■ TASK PROMPT ■
Reproduce the listing below word for word, with no pictures.

■ MATERIAL PROVIDED ■
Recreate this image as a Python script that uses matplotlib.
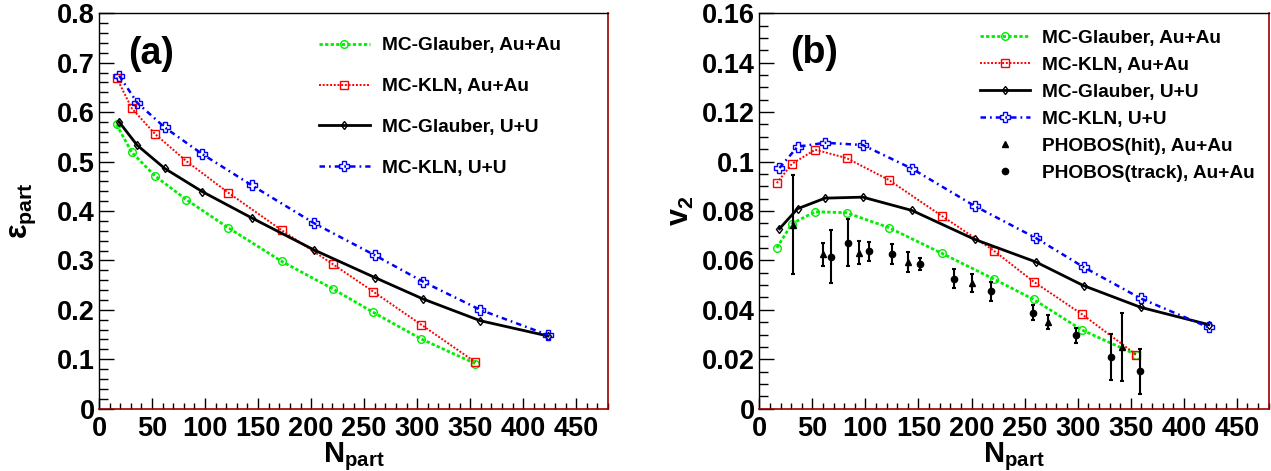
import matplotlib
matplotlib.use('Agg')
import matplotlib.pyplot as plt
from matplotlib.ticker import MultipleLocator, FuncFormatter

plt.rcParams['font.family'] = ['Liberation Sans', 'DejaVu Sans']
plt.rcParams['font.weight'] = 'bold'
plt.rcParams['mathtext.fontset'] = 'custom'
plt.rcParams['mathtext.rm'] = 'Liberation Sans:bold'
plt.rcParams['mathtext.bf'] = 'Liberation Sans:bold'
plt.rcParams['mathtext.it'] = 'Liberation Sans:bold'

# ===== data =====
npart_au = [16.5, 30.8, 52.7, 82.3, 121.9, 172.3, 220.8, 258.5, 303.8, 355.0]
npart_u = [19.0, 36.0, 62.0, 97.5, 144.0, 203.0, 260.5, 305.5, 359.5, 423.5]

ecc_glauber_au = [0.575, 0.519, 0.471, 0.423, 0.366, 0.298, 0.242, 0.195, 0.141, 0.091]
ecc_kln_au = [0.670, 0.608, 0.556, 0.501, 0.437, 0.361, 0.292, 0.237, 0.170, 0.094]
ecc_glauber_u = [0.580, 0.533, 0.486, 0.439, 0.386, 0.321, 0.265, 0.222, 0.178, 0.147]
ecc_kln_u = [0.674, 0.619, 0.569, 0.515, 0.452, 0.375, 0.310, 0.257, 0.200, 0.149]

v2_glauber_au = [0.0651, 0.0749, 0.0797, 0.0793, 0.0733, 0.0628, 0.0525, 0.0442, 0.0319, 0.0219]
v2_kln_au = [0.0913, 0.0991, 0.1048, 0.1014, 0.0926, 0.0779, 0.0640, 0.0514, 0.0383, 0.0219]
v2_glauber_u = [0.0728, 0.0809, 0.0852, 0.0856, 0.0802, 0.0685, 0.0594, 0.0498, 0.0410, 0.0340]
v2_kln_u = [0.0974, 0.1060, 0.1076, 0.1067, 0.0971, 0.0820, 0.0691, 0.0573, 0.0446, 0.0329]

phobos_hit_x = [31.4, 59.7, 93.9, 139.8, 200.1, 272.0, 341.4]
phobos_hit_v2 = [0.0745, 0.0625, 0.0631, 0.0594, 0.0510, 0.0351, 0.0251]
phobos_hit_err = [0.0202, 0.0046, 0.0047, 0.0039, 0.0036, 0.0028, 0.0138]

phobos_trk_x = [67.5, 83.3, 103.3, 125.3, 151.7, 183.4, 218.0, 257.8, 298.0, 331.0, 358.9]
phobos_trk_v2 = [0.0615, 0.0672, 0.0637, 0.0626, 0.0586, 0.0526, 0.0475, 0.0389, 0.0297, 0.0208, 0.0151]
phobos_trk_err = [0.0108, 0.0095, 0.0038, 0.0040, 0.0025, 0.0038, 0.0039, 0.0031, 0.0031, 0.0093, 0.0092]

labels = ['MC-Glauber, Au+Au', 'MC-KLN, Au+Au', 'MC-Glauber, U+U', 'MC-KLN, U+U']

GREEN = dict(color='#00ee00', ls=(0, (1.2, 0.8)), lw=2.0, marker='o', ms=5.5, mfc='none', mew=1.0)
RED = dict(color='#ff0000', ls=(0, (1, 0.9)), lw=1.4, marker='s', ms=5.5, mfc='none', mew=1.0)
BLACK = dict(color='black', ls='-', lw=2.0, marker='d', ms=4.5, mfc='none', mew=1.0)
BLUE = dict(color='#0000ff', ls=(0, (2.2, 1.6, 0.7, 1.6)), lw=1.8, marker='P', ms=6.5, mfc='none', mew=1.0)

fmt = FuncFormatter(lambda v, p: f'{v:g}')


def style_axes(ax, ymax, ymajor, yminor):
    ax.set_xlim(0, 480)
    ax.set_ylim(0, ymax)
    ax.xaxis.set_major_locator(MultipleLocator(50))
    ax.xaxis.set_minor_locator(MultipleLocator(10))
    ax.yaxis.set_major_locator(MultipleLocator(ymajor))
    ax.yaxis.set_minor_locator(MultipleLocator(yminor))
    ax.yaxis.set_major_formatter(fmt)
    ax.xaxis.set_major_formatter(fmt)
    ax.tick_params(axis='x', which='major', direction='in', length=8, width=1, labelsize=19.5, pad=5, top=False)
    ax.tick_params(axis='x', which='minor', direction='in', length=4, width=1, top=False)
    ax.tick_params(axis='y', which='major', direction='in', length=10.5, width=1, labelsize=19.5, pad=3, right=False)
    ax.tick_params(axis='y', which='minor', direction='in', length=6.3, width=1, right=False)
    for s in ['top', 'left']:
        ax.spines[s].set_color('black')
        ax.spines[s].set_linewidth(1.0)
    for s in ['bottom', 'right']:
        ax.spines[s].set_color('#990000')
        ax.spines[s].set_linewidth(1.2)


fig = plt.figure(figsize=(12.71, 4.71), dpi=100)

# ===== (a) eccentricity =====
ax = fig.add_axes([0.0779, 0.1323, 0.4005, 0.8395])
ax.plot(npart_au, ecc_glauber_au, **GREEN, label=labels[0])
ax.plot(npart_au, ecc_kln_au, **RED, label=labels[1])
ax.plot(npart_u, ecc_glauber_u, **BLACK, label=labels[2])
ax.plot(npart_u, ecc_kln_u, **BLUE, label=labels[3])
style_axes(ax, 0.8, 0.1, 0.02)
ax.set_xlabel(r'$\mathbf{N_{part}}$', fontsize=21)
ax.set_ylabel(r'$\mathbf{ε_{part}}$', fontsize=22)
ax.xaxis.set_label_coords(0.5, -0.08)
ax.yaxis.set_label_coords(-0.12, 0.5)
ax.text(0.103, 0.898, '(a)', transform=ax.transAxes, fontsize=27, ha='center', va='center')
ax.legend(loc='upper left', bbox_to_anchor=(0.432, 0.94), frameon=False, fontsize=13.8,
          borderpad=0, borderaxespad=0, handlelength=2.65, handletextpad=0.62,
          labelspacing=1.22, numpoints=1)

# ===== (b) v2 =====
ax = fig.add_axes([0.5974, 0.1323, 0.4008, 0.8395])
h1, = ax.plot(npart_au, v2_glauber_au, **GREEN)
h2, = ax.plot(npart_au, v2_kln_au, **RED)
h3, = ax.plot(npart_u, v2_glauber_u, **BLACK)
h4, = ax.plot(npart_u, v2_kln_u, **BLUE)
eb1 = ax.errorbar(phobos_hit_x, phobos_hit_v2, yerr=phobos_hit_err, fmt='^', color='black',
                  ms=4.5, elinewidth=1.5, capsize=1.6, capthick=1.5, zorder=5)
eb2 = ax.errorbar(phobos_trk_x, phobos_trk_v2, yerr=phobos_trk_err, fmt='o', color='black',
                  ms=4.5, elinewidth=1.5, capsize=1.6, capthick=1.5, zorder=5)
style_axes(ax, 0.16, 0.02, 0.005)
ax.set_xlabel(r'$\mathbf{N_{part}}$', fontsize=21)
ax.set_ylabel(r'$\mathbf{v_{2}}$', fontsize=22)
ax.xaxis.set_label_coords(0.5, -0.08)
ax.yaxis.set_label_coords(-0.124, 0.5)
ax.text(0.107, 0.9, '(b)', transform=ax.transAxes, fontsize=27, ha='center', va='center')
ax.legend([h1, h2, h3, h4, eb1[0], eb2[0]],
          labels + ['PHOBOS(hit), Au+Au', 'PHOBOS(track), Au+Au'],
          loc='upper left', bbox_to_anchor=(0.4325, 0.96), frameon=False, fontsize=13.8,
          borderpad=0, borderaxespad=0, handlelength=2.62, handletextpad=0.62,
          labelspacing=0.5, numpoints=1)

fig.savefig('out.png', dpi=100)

■ EXERCISE RESPONSE ■
Recreate this image as a Python script that uses matplotlib.
import matplotlib
matplotlib.use('Agg')
import matplotlib.pyplot as plt
from matplotlib.ticker import MultipleLocator, FuncFormatter

plt.rcParams['font.family'] = ['Liberation Sans', 'DejaVu Sans']
plt.rcParams['font.weight'] = 'bold'
plt.rcParams['mathtext.fontset'] = 'custom'
plt.rcParams['mathtext.rm'] = 'Liberation Sans:bold'
plt.rcParams['mathtext.bf'] = 'Liberation Sans:bold'
plt.rcParams['mathtext.it'] = 'Liberation Sans:bold'

# ===== data =====
npart_au = [16.5, 30.8, 52.7, 82.3, 121.9, 172.3, 220.8, 258.5, 303.8, 355.0]
npart_u = [19.0, 36.0, 62.0, 97.5, 144.0, 203.0, 260.5, 305.5, 359.5, 423.5]

ecc_glauber_au = [0.575, 0.519, 0.471, 0.423, 0.366, 0.298, 0.242, 0.195, 0.141, 0.091]
ecc_kln_au = [0.670, 0.608, 0.556, 0.501, 0.437, 0.361, 0.292, 0.237, 0.170, 0.094]
ecc_glauber_u = [0.580, 0.533, 0.486, 0.439, 0.386, 0.321, 0.265, 0.222, 0.178, 0.147]
ecc_kln_u = [0.674, 0.619, 0.569, 0.515, 0.452, 0.375, 0.310, 0.257, 0.200, 0.149]

v2_glauber_au = [0.0651, 0.0749, 0.0797, 0.0793, 0.0733, 0.0628, 0.0525, 0.0442, 0.0319, 0.0219]
v2_kln_au = [0.0913, 0.0991, 0.1048, 0.1014, 0.0926, 0.0779, 0.0640, 0.0514, 0.0383, 0.0219]
v2_glauber_u = [0.0728, 0.0809, 0.0852, 0.0856, 0.0802, 0.0685, 0.0594, 0.0498, 0.0410, 0.0340]
v2_kln_u = [0.0974, 0.1060, 0.1076, 0.1067, 0.0971, 0.0820, 0.0691, 0.0573, 0.0446, 0.0329]

phobos_hit_x = [31.4, 59.7, 93.9, 139.8, 200.1, 272.0, 341.4]
phobos_hit_v2 = [0.0745, 0.0625, 0.0631, 0.0594, 0.0510, 0.0351, 0.0251]
phobos_hit_err = [0.0202, 0.0046, 0.0047, 0.0039, 0.0036, 0.0028, 0.0138]

phobos_trk_x = [67.5, 83.3, 103.3, 125.3, 151.7, 183.4, 218.0, 257.8, 298.0, 331.0, 358.9]
phobos_trk_v2 = [0.0615, 0.0672, 0.0637, 0.0626, 0.0586, 0.0526, 0.0475, 0.0389, 0.0297, 0.0208, 0.0151]
phobos_trk_err = [0.0108, 0.0095, 0.0038, 0.0040, 0.0025, 0.0038, 0.0039, 0.0031, 0.0031, 0.0093, 0.0092]

labels = ['MC-Glauber, Au+Au', 'MC-KLN, Au+Au', 'MC-Glauber, U+U', 'MC-KLN, U+U']

GREEN = dict(color='#00ee00', ls=(0, (1.2, 0.8)), lw=2.0, marker='o', ms=5.5, mfc='none', mew=1.0)
RED = dict(color='#ff0000', ls=(0, (1, 0.9)), lw=1.4, marker='s', ms=5.5, mfc='none', mew=1.0)
BLACK = dict(color='black', ls='-', lw=2.0, marker='d', ms=4.5, mfc='none', mew=1.0)
BLUE = dict(color='#0000ff', ls=(0, (2.2, 1.6, 0.7, 1.6)), lw=1.8, marker='P', ms=6.5, mfc='none', mew=1.0)

fmt = FuncFormatter(lambda v, p: f'{v:g}')


def style_axes(ax, ymax, ymajor, yminor):
    ax.set_xlim(0, 480)
    ax.set_ylim(0, ymax)
    ax.xaxis.set_major_locator(MultipleLocator(50))
    ax.xaxis.set_minor_locator(MultipleLocator(10))
    ax.yaxis.set_major_locator(MultipleLocator(ymajor))
    ax.yaxis.set_minor_locator(MultipleLocator(yminor))
    ax.yaxis.set_major_formatter(fmt)
    ax.xaxis.set_major_formatter(fmt)
    ax.tick_params(axis='x', which='major', direction='in', length=8, width=1, labelsize=19.5, pad=5, top=False)
    ax.tick_params(axis='x', which='minor', direction='in', length=4, width=1, top=False)
    ax.tick_params(axis='y', which='major', direction='in', length=10.5, width=1, labelsize=19.5, pad=3, right=False)
    ax.tick_params(axis='y', which='minor', direction='in', length=6.3, width=1, right=False)
    for s in ['top', 'left']:
        ax.spines[s].set_color('black')
        ax.spines[s].set_linewidth(1.0)
    for s in ['bottom', 'right']:
        ax.spines[s].set_color('#990000')
        ax.spines[s].set_linewidth(1.2)


fig = plt.figure(figsize=(12.71, 4.71), dpi=100)

# ===== (a) eccentricity =====
ax = fig.add_axes([0.0779, 0.1323, 0.4005, 0.8395])
ax.plot(npart_au, ecc_glauber_au, **GREEN, label=labels[0])
ax.plot(npart_au, ecc_kln_au, **RED, label=labels[1])
ax.plot(npart_u, ecc_glauber_u, **BLACK, label=labels[2])
ax.plot(npart_u, ecc_kln_u, **BLUE, label=labels[3])
style_axes(ax, 0.8, 0.1, 0.02)
ax.set_xlabel(r'$\mathbf{N_{part}}$', fontsize=21)
ax.set_ylabel(r'$\mathbf{ε_{part}}$', fontsize=22)
ax.xaxis.set_label_coords(0.5, -0.08)
ax.yaxis.set_label_coords(-0.12, 0.5)
ax.text(0.103, 0.898, '(a)', transform=ax.transAxes, fontsize=27, ha='center', va='center')
ax.legend(loc='upper left', bbox_to_anchor=(0.432, 0.94), frameon=False, fontsize=13.8,
          borderpad=0, borderaxespad=0, handlelength=2.65, handletextpad=0.62,
          labelspacing=1.22, numpoints=1)

# ===== (b) v2 =====
ax = fig.add_axes([0.5974, 0.1323, 0.4008, 0.8395])
h1, = ax.plot(npart_au, v2_glauber_au, **GREEN)
h2, = ax.plot(npart_au, v2_kln_au, **RED)
h3, = ax.plot(npart_u, v2_glauber_u, **BLACK)
h4, = ax.plot(npart_u, v2_kln_u, **BLUE)
eb1 = ax.errorbar(phobos_hit_x, phobos_hit_v2, yerr=phobos_hit_err, fmt='^', color='black',
                  ms=4.5, elinewidth=1.5, capsize=1.6, capthick=1.5, zorder=5)
eb2 = ax.errorbar(phobos_trk_x, phobos_trk_v2, yerr=phobos_trk_err, fmt='o', color='black',
                  ms=4.5, elinewidth=1.5, capsize=1.6, capthick=1.5, zorder=5)
style_axes(ax, 0.16, 0.02, 0.005)
ax.set_xlabel(r'$\mathbf{N_{part}}$', fontsize=21)
ax.set_ylabel(r'$\mathbf{v_{2}}$', fontsize=22)
ax.xaxis.set_label_coords(0.5, -0.08)
ax.yaxis.set_label_coords(-0.124, 0.5)
ax.text(0.107, 0.9, '(b)', transform=ax.transAxes, fontsize=27, ha='center', va='center')
ax.legend([h1, h2, h3, h4, eb1[0], eb2[0]],
          labels + ['PHOBOS(hit), Au+Au', 'PHOBOS(track), Au+Au'],
          loc='upper left', bbox_to_anchor=(0.4325, 0.96), frameon=False, fontsize=13.8,
          borderpad=0, borderaxespad=0, handlelength=2.62, handletextpad=0.62,
          labelspacing=0.5, numpoints=1)

fig.savefig('out.png', dpi=100)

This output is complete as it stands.